There wasnt a net at the end of the driving range here until the year after Daly's first Masters. Balls no longer fly off the property and onto busy Washington Road.

Caddies arent allowed in the clubhouse, but media are.

Volunteers at the Masters are not allowed to speak to the media. For any reason.

The 13th green is 8,177 square feet, about the same as between the bases of a baseball diamond. They use eight or nine different pin positions there.

Tomorrow: Thinking your way around the golf course.


Sunday, April 01, 2007

Paying college athletes

Had a Xavier senior interview me for a senior project the other day. The question was,"Should college athletes be paid?'' It's been a debate for 20 years, at least. I'm surprised nobody at the Final 4 has written about it. I refuse anymore to do columns on it, mainly because it's too easy a topic. Regardless, this is what I told the X student:

(1) No.

(2) It's like the talk about a college football playoff. Everybody wants one; nobody tells me how it would work.

(3) They're already being paid. If you don't buy that, talk to a kid who works 20-30 hours a week waiting tables or stocking groceries, then takes a full load. Talk to another kid who graduates thousands of dollars in debt.

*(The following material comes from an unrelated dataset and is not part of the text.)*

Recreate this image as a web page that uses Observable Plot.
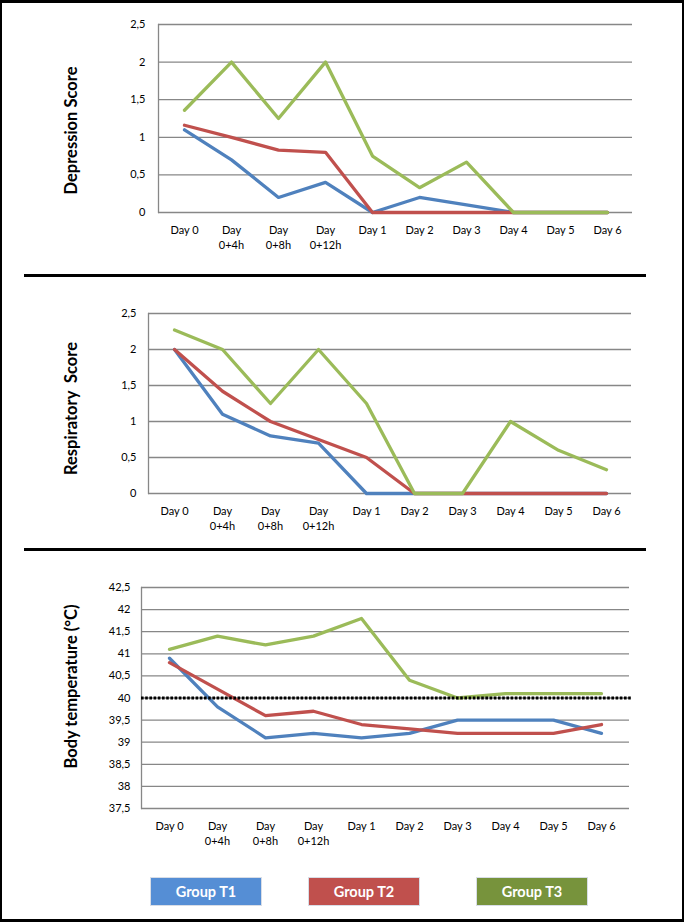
<!DOCTYPE html>
<html>
<head>
<meta charset="utf-8">
<script src="https://cdn.jsdelivr.net/npm/d3@7"></script>
<script src="https://cdn.jsdelivr.net/npm/@observablehq/plot@0.6"></script>
<style>
html, body { margin: 0; padding: 0; background: #fff; overflow: hidden; }
#page { position: relative; width: 685px; height: 922px; overflow: hidden; background: #fff; font-family: Lato, "Open Sans", sans-serif; }
#border { position: absolute; left: 0; top: 0; width: 684px; height: 922px; box-sizing: border-box; border: 2px solid #000; border-top-width: 3px; border-bottom-width: 3px; pointer-events: none; z-index: 10; }
.sep { position: absolute; left: 24px; width: 622px; height: 3px; background: #000; }
.panel { position: absolute; left: 0; }
.panel svg { display: block; background: transparent; }
.leg { position: absolute; top: 877px; width: 112px; height: 29px; color: #fff; font-weight: bold; font-size: 14.5px; display: flex; align-items: center; justify-content: center; box-sizing: border-box; border: 1px solid #d8dde6; font-family: Lato, "Open Sans", sans-serif; }
</style>
</head>
<body>
<div id="page">
  <div class="panel" id="p1" style="top:0px"></div>
  <div class="sep" style="top:274px"></div>
  <div class="panel" id="p2" style="top:278px"></div>
  <div class="sep" style="top:548px"></div>
  <div class="panel" id="p3" style="top:552px"></div>
  <div id="legend"></div>
  <div id="border"></div>
</div>
<script>
// ---- data ----
const days = ["Day 0", "Day\n0+4h", "Day\n0+8h", "Day\n0+12h", "Day 1", "Day 2", "Day 3", "Day 4", "Day 5", "Day 6"];
const groups = ["Group T1", "Group T2", "Group T3"];

const depT1 = [1.1, 0.7, 0.2, 0.4, 0, 0.2, 0.1, 0, 0, 0];
const depT2 = [1.16, 1.0, 0.83, 0.8, 0, 0, 0, 0, 0, 0];
const depT3 = [1.36, 2.0, 1.25, 2.0, 0.75, 0.33, 0.67, 0, 0, 0];

const respT1 = [2.0, 1.1, 0.8, 0.7, 0, 0, 0, 0, 0, 0];
const respT2 = [2.0, 1.42, 1.0, 0.75, 0.5, 0, 0, 0, 0, 0];
const respT3 = [2.27, 2.0, 1.25, 2.0, 1.25, 0, 0, 1.0, 0.6, 0.33];

const tempT1 = [40.9, 39.8, 39.1, 39.2, 39.1, 39.2, 39.5, 39.5, 39.5, 39.2];
const tempT2 = [40.8, 40.2, 39.6, 39.7, 39.4, 39.3, 39.2, 39.2, 39.2, 39.4];
const tempT3 = [41.1, 41.4, 41.2, 41.4, 41.8, 40.4, 40.0, 40.1, 40.1, 40.1];

const scoreTicks = [0, 0.5, 1, 1.5, 2, 2.5];
const tempTicks = [37.5, 38, 38.5, 39, 39.5, 40, 40.5, 41, 41.5, 42, 42.5];
const feverThreshold = [40];

const lineColors = ["#4F81BD", "#C0504D", "#9BBB59"];
const legendColors = ["#558ED5", "#C0504D", "#77933C"];

// ---- drawing ----
const font = 'Lato, "Open Sans", sans-serif';
const fmt = d => String(d).replace(".", ",");

function panel(el, o) {
  const data = [];
  o.series.forEach((vals, gi) => vals.forEach((v, i) => data.push({day: days[i], value: v, group: groups[gi]})));
  const frameMid = o.mt + (o.height - o.mt - o.mb) / 2;
  const marks = [
    Plot.ruleY(o.ticks, {y: d => d, stroke: "#878787", strokeWidth: 1.3}),
    Plot.frame({anchor: "left", stroke: "#878787", strokeWidth: 1.3}),
    Plot.axisY(o.ticks, {tickSize: 0, tickPadding: o.tickPad, tickFormat: fmt, fontSize: 11, fill: "#000", label: null}),
    Plot.axisX({tickSize: 0, tickPadding: 11, fontSize: 11, lineHeight: 1.35, fill: "#000", label: null}),
    Plot.line(data, {x: "day", y: "value", stroke: "group", strokeWidth: 3.3, strokeLinejoin: "round"})
  ];
  if (o.threshold) {
    marks.push(Plot.ruleY(o.threshold, {y: d => d, stroke: "#000", strokeWidth: 3, strokeDasharray: "2.6,1.6", insetRight: -3}));
  }
  marks.push(
    Plot.text([o.title], {frameAnchor: "left", dx: 71 - o.ml, dy: o.titleY - frameMid, rotate: -90, textAnchor: "middle", fontSize: 16.5, fontWeight: "bold", fill: "#000"})
  );
  const chart = Plot.plot({
    width: 685, height: o.height,
    marginLeft: o.ml, marginRight: o.mr, marginTop: o.mt, marginBottom: o.mb,
    style: {fontFamily: font, background: "transparent", overflow: "visible"},
    x: {type: "point", domain: days, padding: 0.5, axis: null},
    y: {domain: o.domain, axis: null},
    color: {domain: groups, range: lineColors},
    marks
  });
  document.getElementById(el).appendChild(chart);
}

panel("p1", {series: [depT1, depT2, depT3], ticks: scoreTicks, domain: [0, 2.5], title: "Depression Score",
  height: 270, mt: 24, mb: 58, ml: 158, mr: 53, tickPad: 13, titleY: 130});
panel("p2", {series: [respT1, respT2, respT3], ticks: scoreTicks, domain: [0, 2.5], title: "Respiratory  Score",
  height: 268, mt: 35, mb: 53, ml: 148, mr: 54, tickPad: 12, titleY: 408 - 278});
panel("p3", {series: [tempT1, tempT2, tempT3], ticks: tempTicks, domain: [37.5, 42.5], title: "Body temperature (°C)",
  height: 310, mt: 35, mb: 54, ml: 141, mr: 56, tickPad: 11, titleY: 686 - 552, threshold: feverThreshold});

// legend
const legLeft = [150, 308, 476];
const legend = document.getElementById("legend");
groups.forEach((g, i) => {
  const d = document.createElement("div");
  d.className = "leg";
  d.style.left = legLeft[i] + "px";
  d.style.background = legendColors[i];
  d.textContent = g;
  legend.appendChild(d);
});
</script>
</body>
</html>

(4) Who gets paid? How much? Where does the money come from? Is the swimmer who's up at 5 for practice worth any less than the basketball player who flies to games and stays in hotels?

(5) Big-time athletes use the school for the exposure, often with no intention of getting a degree. Where else could Greg Oden get a national forum for his skills? The exploitation cuts both ways.

(6) Suggesting athletes should be paid also suggests a free education is worthless.

And so on. College jocks are doing just fine. Live big, Augusta National.